Book: Learners and Learning

Stop Talking: Indigenous Ways of Teaching and Learning and Difficult Dialogues in Higher Education


Sophie’s Recommendation

This book incorporates voices from educational developers, faculty, and Native Alaskans, exploring how to translate the important learnings from local communities into teaching practices.

I believe “the Native issue” is, in fact, one of our most pressing concerns. It matters deeply, profoundly, and continuously. For many reasons to be discussed further throughout this book, it is central to our mission.

For starters, there’s the simple shared humanity of it. We care about Alaska Native and other indigenous students. We want them to feel comfortable on university campuses, to be engaged in their classes, and to graduate in numbers commensurate with their potential. We want them to have the knowledge and skills they need to survive and thrive in the dominant culture. We also want them to maintain deep and meaningful connections to their communities and cultures. We want their individual investments of time, money, and effort to be well-spent and the sacrifices made by their families and communities to have been worth the cost. We hope to enrich, rather than drain, their individual and collective lives.
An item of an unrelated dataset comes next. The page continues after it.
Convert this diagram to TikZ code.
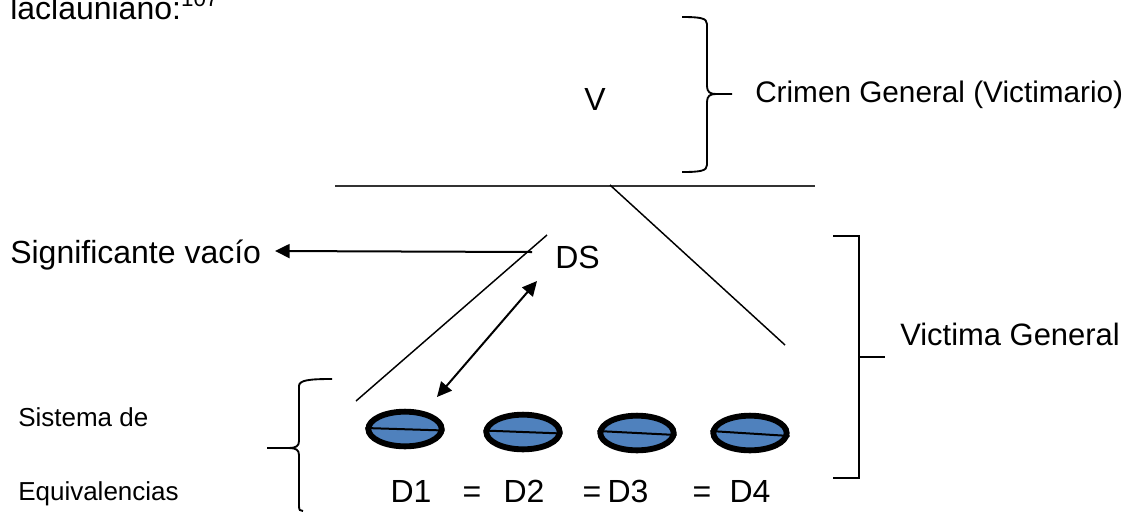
\documentclass[tikz,border=0pt]{standalone}
\usepackage{fontspec}
\setmainfont{Liberation Sans}
\usetikzlibrary{arrows.meta,shapes.geometric}
\definecolor{pillblue}{HTML}{4F81BD}
\begin{document}
\begin{tikzpicture}[x=0.75pt,y=-0.75pt,
  big/.style={font=\fontsize{24}{28}\selectfont, inner sep=0pt},
  mid/.style={font=\fontsize{22.3}{26}\selectfont, inner sep=0pt},
  small/.style={font=\fontsize{19.5}{23}\selectfont, inner sep=0pt},
  thin/.style={line width=1.1pt},
  arr/.style={line width=1.5pt},
  brace/.style={line width=1.4pt},
  tip/.style={-{Triangle[length=11pt,width=10.5pt]}},
  dtip/.style={{Triangle[length=11pt,width=10.5pt]}-{Triangle[length=11pt,width=10.5pt]}},
  pill/.style={draw=black, fill=pillblue, line width=4.4pt, ellipse, inner sep=0pt,
    minimum width=55pt, minimum height=26pt},
]
\useasboundingbox (0,0) rectangle (1129,512);

% top text (cut off)
\node[big, anchor=base west] (intro) at (10,19) {laclauniano:\textsuperscript{107}};

% V and right brace
\node[big] (V) at (595,99) {V};
\draw[brace] (682,17) .. controls (700,17) and (707,18) .. (707,24) -- (707,86)
  .. controls (707,92) and (710,94) .. (716,94) -- (732,94);
\draw[brace] (716,94) .. controls (710,94) and (707,96) .. (707,102) -- (707,165)
  .. controls (707,171) and (700,172) .. (682,172);
\node[mid, anchor=base west] (crimen) at (755,102) {Crimen General (Victimario)};

% horizontal bar
\coordinate (barL) at (335,186);
\coordinate (barR) at (815,186);
\draw[line width=1.5pt, black!80] (barL) -- (barR);

% diagonal from bar to right
\coordinate (diagA) at (610,185);
\coordinate (diagB) at (785,345);
\draw[thin] (diagA) -- (diagB);

% DS
\node[big, anchor=west] (DS) at (555,257) {DS};
\coordinate (arrS) at (532,252);
\node[big, anchor=west] (sig) at (10,255) {Significante vacío};
\coordinate (arrE) at (275,251);
\draw[arr, tip] (arrS) -- (arrE);

% long diagonal
\coordinate (lA) at (356,401);
\coordinate (lB) at (547,235);
\draw[thin] (lA) -- (lB);

% double arrow
\coordinate (dA) at (537,281);
\coordinate (dB) at (437,397);
\draw[arr, dtip] (dA) -- (dB);

% right bracket
\draw[brace] (833,236) -- (859,236) -- (859,478) -- (833,478);
\draw[brace] (859,357) -- (885,357);
\node[font=\fontsize{23.2}{27}\selectfont, inner sep=0pt, anchor=base west] (victima) at (900,345) {Victima General};

% left brace
\draw[brace] (332,379) .. controls (310,379) and (299,380) .. (299,386) -- (299,441)
  .. controls (299,446) and (296,448) .. (289,448) -- (267,448);
\draw[brace] (289,448) .. controls (296,448) and (299,450) .. (299,455) -- (299,506)
  .. controls (299,510) and (300,511) .. (303,511);
\node[small, anchor=west] (sis) at (18,417) {Sistema de};
\node[small, anchor=west] (eq) at (18,494) {Equivalencias};

% pills
\foreach \n/\cx/\cy/\a/\b in {1/405/429/-1/1.5, 2/523/432/-1.5/1.5, 3/637/433/-2/2, 4/750/433/-2/3}{
  \node[pill] (p\n) at (\cx,\cy) {};
  \draw[line width=1.5pt] ([shift={(0,\a)}]p\n.west) -- ([shift={(0,\b)}]p\n.east);
}

% equations
\node[big, anchor=base] (D1) at (411,502) {D1};
\node[big, anchor=base] (e1) at (472,502) {=};
\node[big, anchor=base] (D2) at (524,502) {D2};
\node[big, anchor=base] (e2) at (592,502) {=};
\node[big, anchor=base] (D3) at (628,502) {D3};
\node[big, anchor=base] (e3) at (702,502) {=};
\node[big, anchor=base] (D4) at (750,502) {D4};
\end{tikzpicture}
\end{document}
Then there’s our responsibility. We are part of a higher education system—in Alaska and beyond—that has for centuries marginalized Native cultures and peoples. Despite significant and laudable initiatives to the contrary, the vast majority of us still are impoverished by a worldview that reflexively considers indigenous cultures and ways of knowing as other or alternative or exotic or primitive. Too few see them as what they are: living bodies of knowledge and wisdom that can enrich teaching and learning and inform humanity’s attempts to grapple with the most pressing problems of the modern world, a key mission of universities.